Иуда весь создан из разрушенных привычностей и не слитых даже, а только уродливо сцепившихся впечатлений. Оба глаза, обе половины лица живут у Иуды по-своему, рука его давит к земле сердце, а чья-то другая рука разжимает в улыбку его обманутый рот. Когда Иуда движется, у него будто целый десяток ног, а ночью мятежные сны, чудовищные грезы и безумные видения на части раздирают его бугроватый череп.
Слушая Христа, Иуда забрал в железные пальцы всю душу, а внезапно вырванный из задумчивости приливом тревоги, восторга и ожидания, он
вздрогнул от испуга, и все у него: глаза, руки и ноги, точно побежало в разные стороны — как у животного, которое внезапно увидело над собою глаза человека.
Но еще страшнее любовь Иуды, о которой пророчит уродливая жадность осьминога: огромные глаза, десятки жадных щупальцев, притворное спокойствие — и раз! — обнял, облил, раздавил и высосал, ни разу не моргнувши огромными глазами.
И поистине страшен Иуда при первом появлении своем из небытия, из одной возможности.
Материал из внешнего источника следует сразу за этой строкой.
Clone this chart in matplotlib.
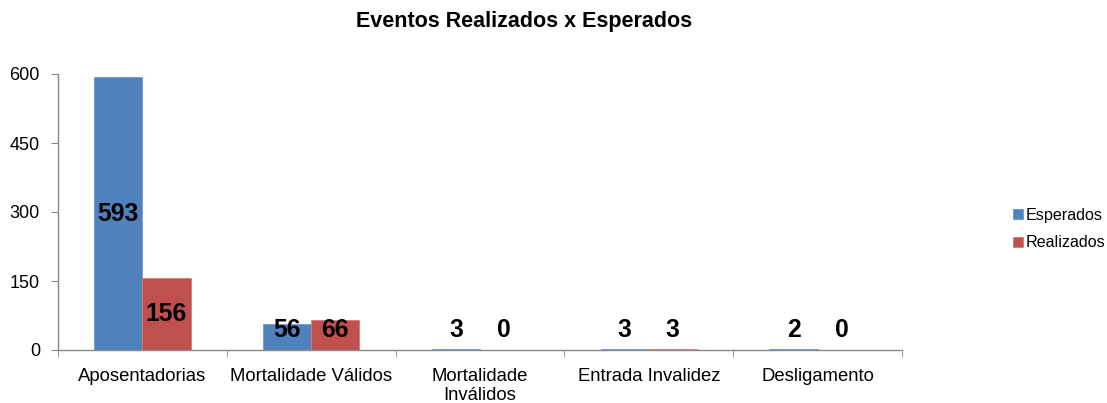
import matplotlib
matplotlib.use("Agg")
import matplotlib.pyplot as plt
import numpy as np

plt.rcParams['font.family'] = ['Liberation Sans', 'DejaVu Sans']

categories = ["Aposentadorias", "Mortalidade Válidos", "Mortalidade\nInválidos",
              "Entrada Invalidez", "Desligamento"]
esperados = [593, 56, 3, 3, 2]
realizados = [156, 66, 0, 3, 0]
yticks = [0, 150, 300, 450, 600]

blue = "#4F81BD"
red = "#C0504D"

fig = plt.figure(figsize=(11.07, 4.03), dpi=100)
ax = fig.add_axes([58/1107, 1-350/403, (902-58)/1107, (350-74)/403])

x = np.arange(len(categories))
w = 0.285
b1 = ax.bar(x - w/2, esperados, w, color=blue, edgecolor="#6F9BD1", linewidth=0.6, label="Esperados")
b2 = ax.bar(x + w/2, realizados, w, color=red, edgecolor="#D87A77", linewidth=0.6, label="Realizados")

for xs, vals in ((x - w/2, esperados), (x + w/2, realizados)):
    for xi, v in zip(xs, vals):
        ax.text(xi, max(v/2, 44), str(v), ha="center", va="center",
                fontsize=17.8, fontweight="bold", color="black")

ax.set_xlim(-0.5, len(categories) - 0.5)
ax.set_ylim(0, 600)
ax.set_yticks(yticks)
ax.set_yticklabels([str(t) for t in yticks], fontsize=13)
ax.set_xticks(x)
ax.set_xticklabels(categories, fontsize=13.3, linespacing=1.12)
ax.tick_params(axis="x", length=0, pad=13)
ax.set_xticks(np.arange(-0.5, len(categories)), minor=True)
ax.tick_params(axis="x", which="minor", length=5, color="#888888", direction="out")
ax.tick_params(axis="y", length=5, color="#888888", direction="out", pad=8)

for s in ("top", "right"):
    ax.spines[s].set_visible(False)
for s in ("left", "bottom"):
    ax.spines[s].set_color("#888888")
    ax.spines[s].set_linewidth(1.0)

fig.text(524/1107, 1-22/403, "Eventos Realizados x Esperados", ha="center", va="center",
         fontsize=15.5, fontweight="bold")

leg = fig.legend(handles=[b1, b2], loc="center left", bbox_to_anchor=(1013/1107, 1-229/403),
                 frameon=False, fontsize=11.6, handlelength=0.6, handleheight=0.6,
                 handletextpad=0.2, labelspacing=0.8, borderpad=0, borderaxespad=0)

fig.savefig("out.png", dpi=100)
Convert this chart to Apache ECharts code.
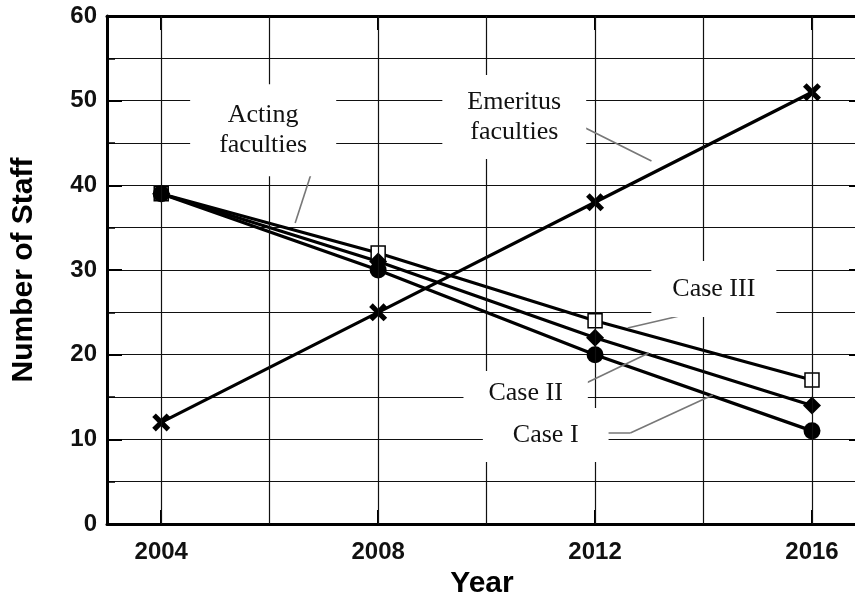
<!DOCTYPE html>
<html>
<head>
<meta charset="utf-8">
<script src="https://cdn.jsdelivr.net/npm/echarts@6.0.0/dist/echarts.min.js"></script>
<style>
  html, body { margin: 0; padding: 0; background: #fff; }
  #chart { width: 855px; height: 598px; }
</style>
</head>
<body>
<div id="chart"></div>
<script>
  // data
  const years = [2004, 2008, 2012, 2016];
  const emeritus = [12, 25, 38, 51];
  const case3 = [39, 32, 24, 17];
  const case2 = [39, 31, 22, 14];
  const case1 = [39, 30, 20, 11];
  const yearLabels = [2004, 2008, 2012, 2016];
  const gridYears = [2004, 2006, 2008, 2010, 2012, 2014, 2016];

  // annotation texts (data coords) and their leader lines
  const notes = [
    { text: 'Acting\nfaculties', at: [2005.88, 46.5], pad: [16, 29] },
    { text: 'Emeritus\nfaculties', at: [2010.51, 48.07], pad: [12, 25] },
    { text: 'Case III', at: [2014.19, 27.75], pad: [13, 21] },
    { text: 'Case II', at: [2010.72, 15.47], pad: [7, 25] },
    { text: 'Case I', at: [2011.09, 10.51], pad: [12, 30] }
  ];
  const leaders = [
    [[2004.90, 42.87], [2006.84, 42.87]],
    [[2006.84, 42.87], [2006.47, 35.55]],
    [[2011.49, 47.83], [2013.04, 42.87]],
    [[2014.19, 25.51], [2012.60, 23.15]],
    [[2011.49, 15.59], [2012.99, 20.20]],
    [[2011.88, 10.75], [2012.65, 10.75]],
    [[2012.65, 10.75], [2014.17, 15.24]]
  ];

  const pair = (xs, ys) => xs.map((x, i) => [x, ys[i]]);
  const crossPath = 'path://M2,0 L5,3 L8,0 L10,2 L7,5 L10,8 L8,10 L5,7 L2,10 L0,8 L3,5 L0,2 Z';
  const sans = 'Liberation Sans';
  const serif = 'Liberation Serif';

  function dataSeries(name, ys, symbol, size, fill, border) {
    return {
      name: name,
      type: 'line',
      z: 4,
      data: pair(years, ys),
      symbol: symbol,
      symbolSize: size,
      showSymbol: true,
      lineStyle: { color: '#000', width: 3.2 },
      itemStyle: { color: fill, borderColor: '#000', borderWidth: border },
      emphasis: { disabled: true }
    };
  }

  const chart = echarts.init(document.getElementById('chart'));
  chart.setOption({
    animation: false,
    backgroundColor: '#fff',
    grid: { left: 107, top: 16, right: -2, bottom: 74, outerBoundsMode: 'none', containLabel: false },
    xAxis: [
      {
        type: 'value',
        min: 2003,
        max: 2016.83,
        name: 'Year',
        nameLocation: 'middle',
        nameGap: 42,
        nameTextStyle: { fontFamily: sans, fontWeight: 'bold', fontSize: 30, color: '#000' },
        axisLine: { show: true, onZero: false, lineStyle: { color: '#000', width: 3 } },
        axisTick: { show: true, inside: true, length: 14, customValues: yearLabels, lineStyle: { color: '#000', width: 2 } },
        axisLabel: {
          customValues: yearLabels,
          formatter: v => String(v),
          margin: 16, fontFamily: sans, fontWeight: 'bold', fontSize: 24, color: '#111'
        },
        splitLine: { show: false }
      },
      {
        type: 'value',
        position: 'top',
        min: 2003,
        max: 2016.83,
        axisLine: { show: true, onZero: false, lineStyle: { color: '#000', width: 3 } },
        axisTick: { show: true, inside: true, length: 14, customValues: yearLabels, lineStyle: { color: '#000', width: 2 } },
        axisLabel: { show: false },
        splitLine: { show: false }
      }
    ],
    yAxis: [
      {
        type: 'value',
        min: 0,
        max: 60,
        interval: 10,
        name: 'Number of Staff',
        nameLocation: 'middle',
        nameRotate: 90,
        nameGap: 68,
        nameTextStyle: { fontFamily: sans, fontWeight: 'bold', fontSize: 30, color: '#000' },
        axisLine: { show: true, onZero: false, lineStyle: { color: '#000', width: 3 } },
        axisTick: { show: true, inside: true, length: 15, lineStyle: { color: '#000', width: 2 } },
        minorTick: { show: true, splitNumber: 2, length: 8, lineStyle: { color: '#000', width: 1.5 } },
        axisLabel: { margin: 10, fontFamily: sans, fontWeight: 'bold', fontSize: 24, color: '#111' },
        splitLine: { show: true, lineStyle: { color: '#111', width: 1.2 } },
        minorSplitLine: { show: true, lineStyle: { color: '#111', width: 1.2 } }
      },
      {
        type: 'value',
        position: 'right',
        min: 0,
        max: 60,
        interval: 10,
        axisLine: { show: true, onZero: false, lineStyle: { color: '#000', width: 3 } },
        axisTick: { show: true, inside: true, length: 8, lineStyle: { color: '#000', width: 2 } },
        axisLabel: { show: false },
        splitLine: { show: false }
      }
    ],
    series: [
      // vertical grid lines
      {
        type: 'line',
        z: 1,
        data: [],
        silent: true,
        markLine: {
          silent: true,
          symbol: ['none', 'none'],
          label: { show: false },
          lineStyle: { color: '#111', width: 1.2, type: 'solid' },
          emphasis: { disabled: true },
          data: gridYears.map(v => ({ xAxis: v }))
        }
      },
      // annotation boxes (white, hide grid behind)
      {
        type: 'line',
        z: 2,
        data: [],
        silent: true,
        markPoint: {
          silent: true,
          symbol: 'circle',
          symbolSize: 0.1,
          itemStyle: { color: 'rgba(0,0,0,0)' },
          data: notes.map(n => ({
            coord: n.at,
            label: {
              show: true,
              position: 'inside',
              formatter: n.text,
              fontFamily: serif,
              fontSize: 26,
              lineHeight: 30,
              color: '#111',
              align: 'center',
              verticalAlign: 'middle',
              backgroundColor: '#fff',
              padding: n.pad
            }
          }))
        }
      },
      // leader lines
      {
        type: 'line',
        z: 3,
        data: [],
        silent: true,
        markLine: {
          silent: true,
          symbol: ['none', 'none'],
          label: { show: false },
          lineStyle: { color: '#777', width: 1.6, type: 'solid' },
          emphasis: { disabled: true },
          data: leaders.map(seg => [{ coord: seg[0] }, { coord: seg[1] }])
        }
      },
      dataSeries('Case III', case3, 'rect', 14, '#fff', 1.5),
      dataSeries('Case II', case2, 'diamond', 18, '#000', 0),
      dataSeries('Case I', case1, 'circle', 17, '#000', 0),
      dataSeries('Emeritus faculties', emeritus, crossPath, 18, '#000', 0)
    ]
  });
</script>
</body>
</html>
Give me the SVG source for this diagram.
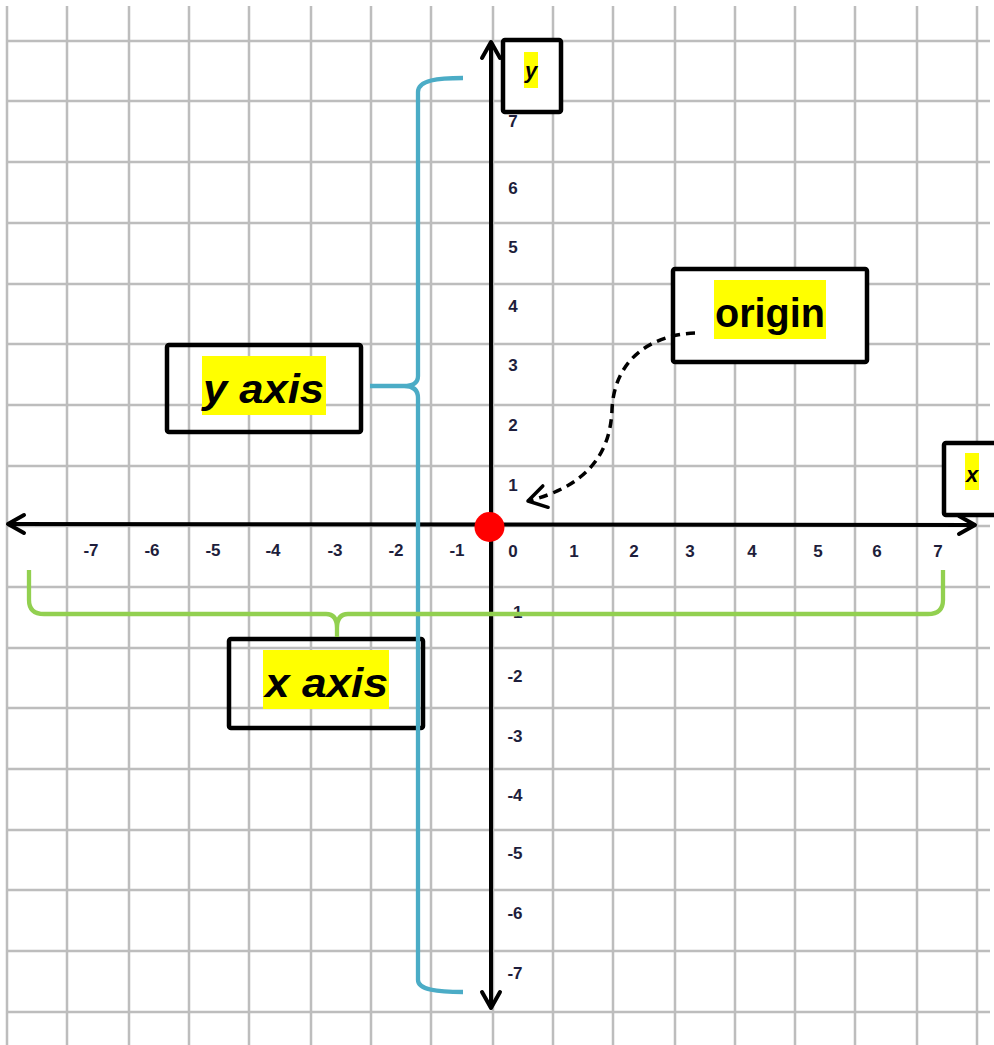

Эта грязная волосатая нагота, эти мокрые поцелуи и липкие объятия, эта серая груда тела, из которой в тревожных сумерках вдруг высунутся и побегут куда-то руки и ноги, эти мысли-камни в затылке и, наконец, это молчание, столь безнадежно глухое и не отзывчивое, что перед ним казалась бы правдою и светом самая ложь, сказанная человеческим языком, — все эти животности, часто не только не оскорбительные, но даже не приметные для нашего тупого или рассеянного восприятия, накопляясь в нежной душе художника, создали там муку, безобразие и неразрешимость Иуды, т. е. нашу муку, наше безобразие и нашу неразрешимость.